[Records with drawing code]
[BEGIN]
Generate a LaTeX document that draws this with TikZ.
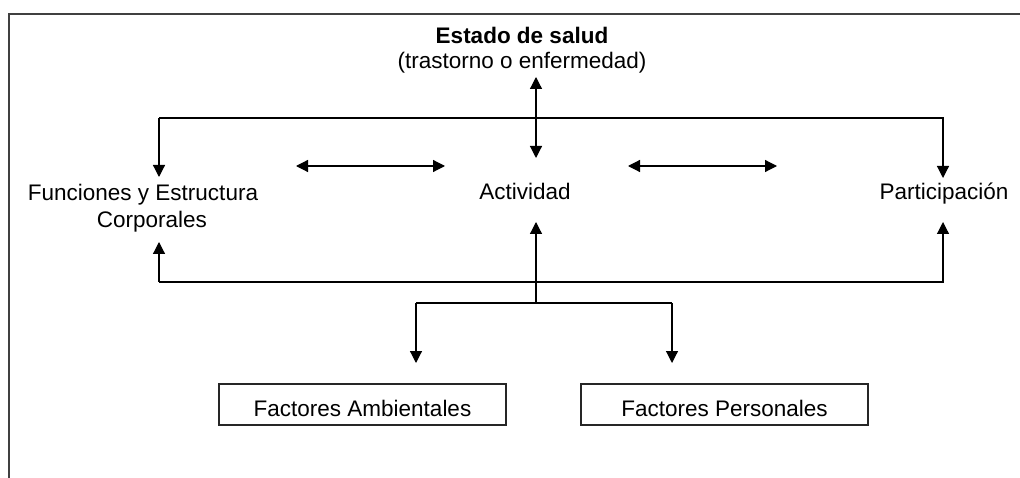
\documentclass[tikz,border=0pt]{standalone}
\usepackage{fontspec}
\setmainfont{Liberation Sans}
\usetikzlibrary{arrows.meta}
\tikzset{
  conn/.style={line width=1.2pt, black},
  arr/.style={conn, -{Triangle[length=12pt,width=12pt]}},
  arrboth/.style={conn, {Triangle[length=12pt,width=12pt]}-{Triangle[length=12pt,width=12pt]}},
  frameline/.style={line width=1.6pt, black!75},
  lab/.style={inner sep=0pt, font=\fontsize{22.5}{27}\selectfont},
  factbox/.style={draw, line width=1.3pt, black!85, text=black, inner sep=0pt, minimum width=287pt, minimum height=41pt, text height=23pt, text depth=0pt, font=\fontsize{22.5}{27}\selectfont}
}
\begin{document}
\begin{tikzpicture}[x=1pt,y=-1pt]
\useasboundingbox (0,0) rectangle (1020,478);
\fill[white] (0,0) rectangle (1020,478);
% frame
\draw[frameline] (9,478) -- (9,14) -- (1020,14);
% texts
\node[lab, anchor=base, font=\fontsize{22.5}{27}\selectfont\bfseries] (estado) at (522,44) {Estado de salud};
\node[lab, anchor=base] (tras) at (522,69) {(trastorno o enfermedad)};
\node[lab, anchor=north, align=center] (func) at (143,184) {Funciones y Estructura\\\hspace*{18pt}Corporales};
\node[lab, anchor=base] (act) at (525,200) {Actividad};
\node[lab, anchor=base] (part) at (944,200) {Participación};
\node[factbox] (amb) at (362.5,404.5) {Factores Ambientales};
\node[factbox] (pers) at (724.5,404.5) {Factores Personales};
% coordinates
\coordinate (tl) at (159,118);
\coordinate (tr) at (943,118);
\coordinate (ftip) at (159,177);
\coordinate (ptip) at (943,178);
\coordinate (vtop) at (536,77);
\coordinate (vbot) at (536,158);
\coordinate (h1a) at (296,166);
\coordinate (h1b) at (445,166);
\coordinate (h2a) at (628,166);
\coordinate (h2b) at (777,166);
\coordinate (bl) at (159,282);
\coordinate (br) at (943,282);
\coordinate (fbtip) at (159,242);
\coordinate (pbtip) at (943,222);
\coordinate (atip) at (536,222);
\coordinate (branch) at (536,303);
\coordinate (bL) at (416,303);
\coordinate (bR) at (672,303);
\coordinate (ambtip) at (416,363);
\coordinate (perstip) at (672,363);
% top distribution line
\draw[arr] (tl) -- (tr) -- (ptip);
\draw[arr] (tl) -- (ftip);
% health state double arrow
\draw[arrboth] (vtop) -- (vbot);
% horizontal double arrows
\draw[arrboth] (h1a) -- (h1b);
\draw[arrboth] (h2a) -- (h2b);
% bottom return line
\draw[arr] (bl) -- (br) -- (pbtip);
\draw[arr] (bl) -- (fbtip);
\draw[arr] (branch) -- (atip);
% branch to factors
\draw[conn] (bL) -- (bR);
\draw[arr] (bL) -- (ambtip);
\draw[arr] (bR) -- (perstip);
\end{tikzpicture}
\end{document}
[END]
[BEGIN]
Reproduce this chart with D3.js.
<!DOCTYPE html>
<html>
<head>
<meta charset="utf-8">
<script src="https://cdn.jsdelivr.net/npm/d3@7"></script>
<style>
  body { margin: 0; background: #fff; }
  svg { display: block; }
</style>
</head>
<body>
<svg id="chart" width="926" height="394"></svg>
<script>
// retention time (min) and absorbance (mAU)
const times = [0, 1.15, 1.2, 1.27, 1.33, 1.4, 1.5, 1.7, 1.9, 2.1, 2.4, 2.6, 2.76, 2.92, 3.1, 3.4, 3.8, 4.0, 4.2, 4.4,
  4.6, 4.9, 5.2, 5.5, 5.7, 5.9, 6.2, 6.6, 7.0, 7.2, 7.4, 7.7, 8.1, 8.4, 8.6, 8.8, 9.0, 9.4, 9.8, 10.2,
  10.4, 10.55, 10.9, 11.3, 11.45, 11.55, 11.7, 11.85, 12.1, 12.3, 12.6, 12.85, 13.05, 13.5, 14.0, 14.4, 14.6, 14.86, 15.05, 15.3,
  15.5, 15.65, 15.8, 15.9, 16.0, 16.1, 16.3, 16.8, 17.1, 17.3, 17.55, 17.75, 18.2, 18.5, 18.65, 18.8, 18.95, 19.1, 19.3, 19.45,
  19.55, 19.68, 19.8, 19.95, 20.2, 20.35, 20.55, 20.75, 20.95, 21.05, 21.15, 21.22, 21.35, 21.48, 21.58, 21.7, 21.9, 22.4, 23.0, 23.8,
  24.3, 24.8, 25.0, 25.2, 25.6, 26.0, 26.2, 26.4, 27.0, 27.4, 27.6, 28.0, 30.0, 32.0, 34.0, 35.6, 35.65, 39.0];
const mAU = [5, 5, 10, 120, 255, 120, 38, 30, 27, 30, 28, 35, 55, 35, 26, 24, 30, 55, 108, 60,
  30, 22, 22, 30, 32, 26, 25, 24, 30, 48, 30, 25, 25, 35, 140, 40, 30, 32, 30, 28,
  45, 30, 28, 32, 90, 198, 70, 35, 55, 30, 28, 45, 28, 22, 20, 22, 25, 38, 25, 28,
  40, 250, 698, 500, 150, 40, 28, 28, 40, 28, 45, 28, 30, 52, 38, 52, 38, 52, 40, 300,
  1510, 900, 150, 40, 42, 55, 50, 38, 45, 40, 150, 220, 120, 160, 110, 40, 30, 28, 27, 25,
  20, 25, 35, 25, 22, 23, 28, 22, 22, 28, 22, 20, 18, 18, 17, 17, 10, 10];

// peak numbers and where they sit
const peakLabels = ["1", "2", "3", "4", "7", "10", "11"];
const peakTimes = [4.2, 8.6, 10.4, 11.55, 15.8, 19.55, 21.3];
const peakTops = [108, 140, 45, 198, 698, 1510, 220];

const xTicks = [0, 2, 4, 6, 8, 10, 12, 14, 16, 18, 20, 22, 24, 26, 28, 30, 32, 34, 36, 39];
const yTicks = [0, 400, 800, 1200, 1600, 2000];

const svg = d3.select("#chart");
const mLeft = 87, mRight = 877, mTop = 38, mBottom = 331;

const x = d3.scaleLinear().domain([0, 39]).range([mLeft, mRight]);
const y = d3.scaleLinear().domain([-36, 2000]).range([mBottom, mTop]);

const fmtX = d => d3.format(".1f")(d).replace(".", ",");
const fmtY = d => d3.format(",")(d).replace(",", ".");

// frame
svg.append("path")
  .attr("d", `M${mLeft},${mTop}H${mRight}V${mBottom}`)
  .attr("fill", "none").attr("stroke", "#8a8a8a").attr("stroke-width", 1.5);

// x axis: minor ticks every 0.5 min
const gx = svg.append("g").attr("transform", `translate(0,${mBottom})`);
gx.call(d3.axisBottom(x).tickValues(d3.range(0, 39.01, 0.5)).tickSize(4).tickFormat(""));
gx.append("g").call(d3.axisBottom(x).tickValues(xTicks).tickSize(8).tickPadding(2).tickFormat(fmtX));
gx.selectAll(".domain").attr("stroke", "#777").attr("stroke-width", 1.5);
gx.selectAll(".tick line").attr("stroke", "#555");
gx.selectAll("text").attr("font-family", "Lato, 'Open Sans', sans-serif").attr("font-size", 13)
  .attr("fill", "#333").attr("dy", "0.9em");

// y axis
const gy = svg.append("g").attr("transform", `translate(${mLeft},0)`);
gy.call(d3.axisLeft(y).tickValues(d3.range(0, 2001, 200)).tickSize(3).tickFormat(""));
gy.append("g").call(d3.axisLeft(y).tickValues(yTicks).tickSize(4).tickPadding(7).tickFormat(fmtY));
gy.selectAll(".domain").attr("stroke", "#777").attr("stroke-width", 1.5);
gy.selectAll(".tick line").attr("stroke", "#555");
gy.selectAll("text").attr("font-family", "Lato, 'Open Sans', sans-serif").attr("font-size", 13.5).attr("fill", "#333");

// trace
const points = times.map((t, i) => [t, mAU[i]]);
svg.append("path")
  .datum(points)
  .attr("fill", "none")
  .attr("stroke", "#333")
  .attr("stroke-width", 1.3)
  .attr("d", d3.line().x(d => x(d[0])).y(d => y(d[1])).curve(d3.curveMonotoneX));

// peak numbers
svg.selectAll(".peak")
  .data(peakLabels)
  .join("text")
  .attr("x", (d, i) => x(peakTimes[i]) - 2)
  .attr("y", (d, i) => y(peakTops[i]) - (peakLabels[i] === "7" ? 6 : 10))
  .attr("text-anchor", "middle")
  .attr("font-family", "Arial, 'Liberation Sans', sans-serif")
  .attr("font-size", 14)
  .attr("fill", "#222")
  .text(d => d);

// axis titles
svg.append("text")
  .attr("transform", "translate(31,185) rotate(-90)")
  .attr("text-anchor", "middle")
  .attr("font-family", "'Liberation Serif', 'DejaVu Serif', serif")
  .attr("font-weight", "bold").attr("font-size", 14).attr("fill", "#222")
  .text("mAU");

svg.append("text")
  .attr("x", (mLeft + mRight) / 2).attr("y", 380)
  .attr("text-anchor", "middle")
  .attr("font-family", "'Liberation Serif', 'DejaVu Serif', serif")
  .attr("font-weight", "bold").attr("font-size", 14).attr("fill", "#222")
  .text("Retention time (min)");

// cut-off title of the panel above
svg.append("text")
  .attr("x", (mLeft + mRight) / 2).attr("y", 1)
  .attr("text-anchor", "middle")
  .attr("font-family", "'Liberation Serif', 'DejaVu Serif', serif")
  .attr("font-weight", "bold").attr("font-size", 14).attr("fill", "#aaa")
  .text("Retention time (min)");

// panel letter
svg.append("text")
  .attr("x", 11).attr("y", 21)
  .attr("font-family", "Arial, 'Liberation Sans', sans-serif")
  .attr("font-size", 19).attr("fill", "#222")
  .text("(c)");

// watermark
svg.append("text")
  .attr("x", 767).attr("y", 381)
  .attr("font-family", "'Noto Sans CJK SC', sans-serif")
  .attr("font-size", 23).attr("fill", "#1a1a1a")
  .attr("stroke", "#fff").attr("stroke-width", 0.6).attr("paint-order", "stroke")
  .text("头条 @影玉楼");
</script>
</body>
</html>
[END]
[BEGIN]
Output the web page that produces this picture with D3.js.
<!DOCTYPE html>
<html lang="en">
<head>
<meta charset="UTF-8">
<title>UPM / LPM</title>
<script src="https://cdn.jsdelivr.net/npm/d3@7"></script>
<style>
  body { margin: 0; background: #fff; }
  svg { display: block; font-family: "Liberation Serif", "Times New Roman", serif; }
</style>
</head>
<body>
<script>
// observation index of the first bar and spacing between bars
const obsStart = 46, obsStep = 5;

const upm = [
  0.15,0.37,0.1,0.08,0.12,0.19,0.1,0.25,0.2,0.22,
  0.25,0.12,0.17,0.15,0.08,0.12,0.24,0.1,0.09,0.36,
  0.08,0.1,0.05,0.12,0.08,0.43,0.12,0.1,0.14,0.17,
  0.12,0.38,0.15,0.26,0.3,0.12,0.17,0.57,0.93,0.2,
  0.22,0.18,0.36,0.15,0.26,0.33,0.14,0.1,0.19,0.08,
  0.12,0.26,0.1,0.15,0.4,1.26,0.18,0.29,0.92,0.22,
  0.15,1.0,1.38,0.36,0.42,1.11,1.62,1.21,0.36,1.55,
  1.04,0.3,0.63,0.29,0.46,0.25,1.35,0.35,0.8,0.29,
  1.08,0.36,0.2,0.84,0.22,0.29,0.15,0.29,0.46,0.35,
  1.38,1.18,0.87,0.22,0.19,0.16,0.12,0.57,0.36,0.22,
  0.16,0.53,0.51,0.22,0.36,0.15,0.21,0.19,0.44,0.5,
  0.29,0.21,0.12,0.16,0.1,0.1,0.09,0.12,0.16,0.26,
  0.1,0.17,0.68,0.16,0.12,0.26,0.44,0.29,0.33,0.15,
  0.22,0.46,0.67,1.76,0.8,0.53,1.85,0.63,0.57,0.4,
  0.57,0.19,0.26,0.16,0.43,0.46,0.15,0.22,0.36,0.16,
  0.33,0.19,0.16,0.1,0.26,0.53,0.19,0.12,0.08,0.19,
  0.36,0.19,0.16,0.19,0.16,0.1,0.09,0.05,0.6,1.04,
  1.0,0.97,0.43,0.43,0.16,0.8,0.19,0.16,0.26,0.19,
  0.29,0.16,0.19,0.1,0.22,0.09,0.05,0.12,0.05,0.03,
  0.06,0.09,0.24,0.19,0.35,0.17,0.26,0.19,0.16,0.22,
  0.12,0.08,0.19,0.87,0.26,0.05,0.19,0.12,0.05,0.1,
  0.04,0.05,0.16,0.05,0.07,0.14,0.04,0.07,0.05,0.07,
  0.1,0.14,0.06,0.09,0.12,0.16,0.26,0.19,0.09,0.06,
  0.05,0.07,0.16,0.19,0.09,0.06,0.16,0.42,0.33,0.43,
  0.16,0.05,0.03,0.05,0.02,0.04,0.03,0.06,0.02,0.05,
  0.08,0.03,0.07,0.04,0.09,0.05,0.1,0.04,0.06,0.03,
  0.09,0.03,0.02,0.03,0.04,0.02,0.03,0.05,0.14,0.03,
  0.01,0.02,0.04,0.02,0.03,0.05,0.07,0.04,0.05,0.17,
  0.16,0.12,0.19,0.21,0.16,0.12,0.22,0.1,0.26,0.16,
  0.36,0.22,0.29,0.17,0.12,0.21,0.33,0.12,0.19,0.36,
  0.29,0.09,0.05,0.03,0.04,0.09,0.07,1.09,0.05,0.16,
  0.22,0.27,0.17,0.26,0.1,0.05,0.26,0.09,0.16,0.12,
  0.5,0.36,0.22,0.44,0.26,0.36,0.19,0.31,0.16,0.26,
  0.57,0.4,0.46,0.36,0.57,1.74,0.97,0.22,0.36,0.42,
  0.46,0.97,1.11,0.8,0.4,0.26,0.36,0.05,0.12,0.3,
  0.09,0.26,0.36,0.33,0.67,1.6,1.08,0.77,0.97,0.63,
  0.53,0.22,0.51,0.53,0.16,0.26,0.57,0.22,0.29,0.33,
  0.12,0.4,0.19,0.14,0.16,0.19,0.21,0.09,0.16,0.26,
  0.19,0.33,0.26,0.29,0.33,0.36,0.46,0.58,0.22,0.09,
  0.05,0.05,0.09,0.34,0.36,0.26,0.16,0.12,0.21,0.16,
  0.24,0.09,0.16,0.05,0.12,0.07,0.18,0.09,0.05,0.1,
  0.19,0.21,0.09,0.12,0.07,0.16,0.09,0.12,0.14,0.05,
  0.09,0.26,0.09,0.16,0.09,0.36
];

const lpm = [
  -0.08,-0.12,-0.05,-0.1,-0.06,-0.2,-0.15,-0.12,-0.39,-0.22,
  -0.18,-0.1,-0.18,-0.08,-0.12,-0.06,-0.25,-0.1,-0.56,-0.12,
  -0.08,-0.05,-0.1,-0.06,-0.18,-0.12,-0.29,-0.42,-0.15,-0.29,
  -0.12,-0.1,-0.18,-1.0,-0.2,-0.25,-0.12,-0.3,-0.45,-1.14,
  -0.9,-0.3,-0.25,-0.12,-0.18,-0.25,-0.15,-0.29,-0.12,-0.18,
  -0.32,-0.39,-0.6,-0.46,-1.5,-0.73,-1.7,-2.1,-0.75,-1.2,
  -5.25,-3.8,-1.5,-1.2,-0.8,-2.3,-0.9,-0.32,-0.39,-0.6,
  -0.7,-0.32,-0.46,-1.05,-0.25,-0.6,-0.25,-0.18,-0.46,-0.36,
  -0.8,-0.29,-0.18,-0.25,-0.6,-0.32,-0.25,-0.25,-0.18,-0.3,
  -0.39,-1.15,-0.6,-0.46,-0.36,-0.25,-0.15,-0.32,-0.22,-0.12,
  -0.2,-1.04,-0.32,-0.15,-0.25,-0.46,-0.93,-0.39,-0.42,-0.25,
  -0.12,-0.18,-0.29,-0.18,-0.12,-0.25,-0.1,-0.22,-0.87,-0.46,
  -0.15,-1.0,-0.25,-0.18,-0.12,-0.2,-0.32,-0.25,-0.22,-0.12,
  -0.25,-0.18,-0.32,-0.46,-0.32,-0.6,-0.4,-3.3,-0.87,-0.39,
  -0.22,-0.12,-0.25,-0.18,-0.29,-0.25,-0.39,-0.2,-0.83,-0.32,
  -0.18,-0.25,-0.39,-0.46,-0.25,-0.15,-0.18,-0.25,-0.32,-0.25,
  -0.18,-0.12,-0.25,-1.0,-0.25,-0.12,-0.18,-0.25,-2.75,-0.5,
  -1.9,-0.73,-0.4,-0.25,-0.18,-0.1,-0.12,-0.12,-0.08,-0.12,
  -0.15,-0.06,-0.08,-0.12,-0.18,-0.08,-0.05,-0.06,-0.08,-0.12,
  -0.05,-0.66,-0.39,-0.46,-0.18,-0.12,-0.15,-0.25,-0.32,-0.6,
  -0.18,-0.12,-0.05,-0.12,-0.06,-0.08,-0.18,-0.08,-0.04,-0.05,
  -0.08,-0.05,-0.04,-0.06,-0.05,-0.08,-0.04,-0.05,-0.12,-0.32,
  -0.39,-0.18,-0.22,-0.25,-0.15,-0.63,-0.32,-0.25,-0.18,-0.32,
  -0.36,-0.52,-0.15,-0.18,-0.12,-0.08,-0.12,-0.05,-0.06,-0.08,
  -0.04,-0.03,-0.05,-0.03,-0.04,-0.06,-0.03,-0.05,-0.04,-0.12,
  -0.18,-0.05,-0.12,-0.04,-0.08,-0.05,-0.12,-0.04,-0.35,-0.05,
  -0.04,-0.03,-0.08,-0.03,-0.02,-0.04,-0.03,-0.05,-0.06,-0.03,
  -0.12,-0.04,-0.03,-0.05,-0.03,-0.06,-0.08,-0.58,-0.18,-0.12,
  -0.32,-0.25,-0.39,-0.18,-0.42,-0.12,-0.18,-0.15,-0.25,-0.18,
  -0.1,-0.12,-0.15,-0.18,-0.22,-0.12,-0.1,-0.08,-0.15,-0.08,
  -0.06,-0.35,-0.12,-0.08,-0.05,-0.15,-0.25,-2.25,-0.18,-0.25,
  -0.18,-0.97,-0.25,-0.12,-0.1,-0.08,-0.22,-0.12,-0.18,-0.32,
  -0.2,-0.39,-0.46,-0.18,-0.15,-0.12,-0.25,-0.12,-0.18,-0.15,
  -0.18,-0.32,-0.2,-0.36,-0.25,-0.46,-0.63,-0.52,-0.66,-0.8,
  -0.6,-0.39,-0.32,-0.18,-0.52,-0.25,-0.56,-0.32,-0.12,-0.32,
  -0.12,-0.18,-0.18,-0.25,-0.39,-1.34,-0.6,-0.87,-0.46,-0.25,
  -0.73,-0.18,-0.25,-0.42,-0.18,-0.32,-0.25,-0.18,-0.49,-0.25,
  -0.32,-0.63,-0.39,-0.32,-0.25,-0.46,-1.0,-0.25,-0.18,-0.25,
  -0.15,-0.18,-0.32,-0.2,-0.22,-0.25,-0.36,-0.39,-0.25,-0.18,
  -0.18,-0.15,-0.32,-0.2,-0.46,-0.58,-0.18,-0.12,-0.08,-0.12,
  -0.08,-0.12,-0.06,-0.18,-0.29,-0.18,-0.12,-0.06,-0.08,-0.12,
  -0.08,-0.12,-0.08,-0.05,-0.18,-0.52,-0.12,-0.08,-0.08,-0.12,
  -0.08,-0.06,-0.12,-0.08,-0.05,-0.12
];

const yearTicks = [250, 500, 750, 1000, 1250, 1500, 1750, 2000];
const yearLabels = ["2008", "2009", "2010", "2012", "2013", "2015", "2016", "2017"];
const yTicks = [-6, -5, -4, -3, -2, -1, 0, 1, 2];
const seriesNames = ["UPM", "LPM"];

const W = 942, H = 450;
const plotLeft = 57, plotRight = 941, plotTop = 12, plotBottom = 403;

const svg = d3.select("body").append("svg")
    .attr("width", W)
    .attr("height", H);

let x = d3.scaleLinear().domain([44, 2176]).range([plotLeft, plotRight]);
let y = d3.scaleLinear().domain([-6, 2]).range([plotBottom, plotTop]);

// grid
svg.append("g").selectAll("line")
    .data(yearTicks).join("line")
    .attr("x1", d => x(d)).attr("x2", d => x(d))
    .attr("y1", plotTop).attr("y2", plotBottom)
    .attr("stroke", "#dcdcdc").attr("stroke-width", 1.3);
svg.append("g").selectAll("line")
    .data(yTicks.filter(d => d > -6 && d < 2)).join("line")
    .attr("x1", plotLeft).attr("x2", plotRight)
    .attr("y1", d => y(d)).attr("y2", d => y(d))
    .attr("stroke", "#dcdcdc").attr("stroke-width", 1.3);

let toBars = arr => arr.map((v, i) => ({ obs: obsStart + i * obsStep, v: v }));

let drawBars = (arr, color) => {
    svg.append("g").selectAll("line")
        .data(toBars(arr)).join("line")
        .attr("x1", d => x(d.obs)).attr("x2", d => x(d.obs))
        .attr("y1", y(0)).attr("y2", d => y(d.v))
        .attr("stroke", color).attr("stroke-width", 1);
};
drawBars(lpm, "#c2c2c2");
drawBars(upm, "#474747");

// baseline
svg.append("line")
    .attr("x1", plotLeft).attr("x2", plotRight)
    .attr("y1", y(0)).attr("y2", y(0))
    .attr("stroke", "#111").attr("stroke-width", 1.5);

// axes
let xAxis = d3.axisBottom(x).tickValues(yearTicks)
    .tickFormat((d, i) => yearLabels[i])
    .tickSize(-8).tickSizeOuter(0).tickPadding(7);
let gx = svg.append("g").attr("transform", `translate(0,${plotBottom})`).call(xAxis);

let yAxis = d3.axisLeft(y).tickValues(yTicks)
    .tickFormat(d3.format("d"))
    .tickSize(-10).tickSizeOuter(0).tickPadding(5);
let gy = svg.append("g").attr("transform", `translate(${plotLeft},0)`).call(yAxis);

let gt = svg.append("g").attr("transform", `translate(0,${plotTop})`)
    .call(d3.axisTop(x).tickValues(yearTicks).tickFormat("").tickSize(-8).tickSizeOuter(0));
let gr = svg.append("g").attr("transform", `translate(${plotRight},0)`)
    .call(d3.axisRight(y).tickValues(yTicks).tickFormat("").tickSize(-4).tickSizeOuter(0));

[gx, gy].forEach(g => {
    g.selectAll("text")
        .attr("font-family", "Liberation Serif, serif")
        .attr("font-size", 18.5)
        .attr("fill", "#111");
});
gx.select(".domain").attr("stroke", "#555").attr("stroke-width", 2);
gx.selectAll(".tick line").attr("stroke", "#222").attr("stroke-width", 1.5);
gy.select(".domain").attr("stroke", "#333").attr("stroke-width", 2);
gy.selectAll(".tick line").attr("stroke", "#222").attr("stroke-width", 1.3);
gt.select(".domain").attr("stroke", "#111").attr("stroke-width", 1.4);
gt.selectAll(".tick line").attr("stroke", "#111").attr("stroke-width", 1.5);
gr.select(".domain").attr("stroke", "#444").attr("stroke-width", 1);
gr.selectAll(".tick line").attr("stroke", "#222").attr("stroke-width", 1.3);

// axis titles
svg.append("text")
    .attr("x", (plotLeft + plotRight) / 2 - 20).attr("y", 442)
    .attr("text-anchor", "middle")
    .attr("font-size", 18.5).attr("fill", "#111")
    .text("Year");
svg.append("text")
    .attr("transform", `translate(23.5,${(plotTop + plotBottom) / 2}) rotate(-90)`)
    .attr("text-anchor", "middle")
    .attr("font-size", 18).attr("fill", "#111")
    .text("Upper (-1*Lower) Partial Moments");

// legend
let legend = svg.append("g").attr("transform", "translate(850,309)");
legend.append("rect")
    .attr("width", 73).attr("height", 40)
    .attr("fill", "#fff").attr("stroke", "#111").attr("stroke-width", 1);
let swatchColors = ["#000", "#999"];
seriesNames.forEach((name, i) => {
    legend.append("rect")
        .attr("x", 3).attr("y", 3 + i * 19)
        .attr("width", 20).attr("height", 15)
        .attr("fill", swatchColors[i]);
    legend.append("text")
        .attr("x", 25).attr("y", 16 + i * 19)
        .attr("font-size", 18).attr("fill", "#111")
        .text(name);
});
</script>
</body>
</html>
[END]
**Given request**: Extract only the lines from the line with "Output the web" through the line with "const obsStart = 46, obsStep = 5;", keeping both end lines exactly as they are.

**Finished answer**:
Output the web page that produces this picture with D3.js.
<!DOCTYPE html>
<html lang="en">
<head>
<meta charset="UTF-8">
<title>UPM / LPM</title>
<script src="https://cdn.jsdelivr.net/npm/d3@7"></script>
<style>
  body { margin: 0; background: #fff; }
  svg { display: block; font-family: "Liberation Serif", "Times New Roman", serif; }
</style>
</head>
<body>
<script>
// observation index of the first bar and spacing between bars
const obsStart = 46, obsStep = 5;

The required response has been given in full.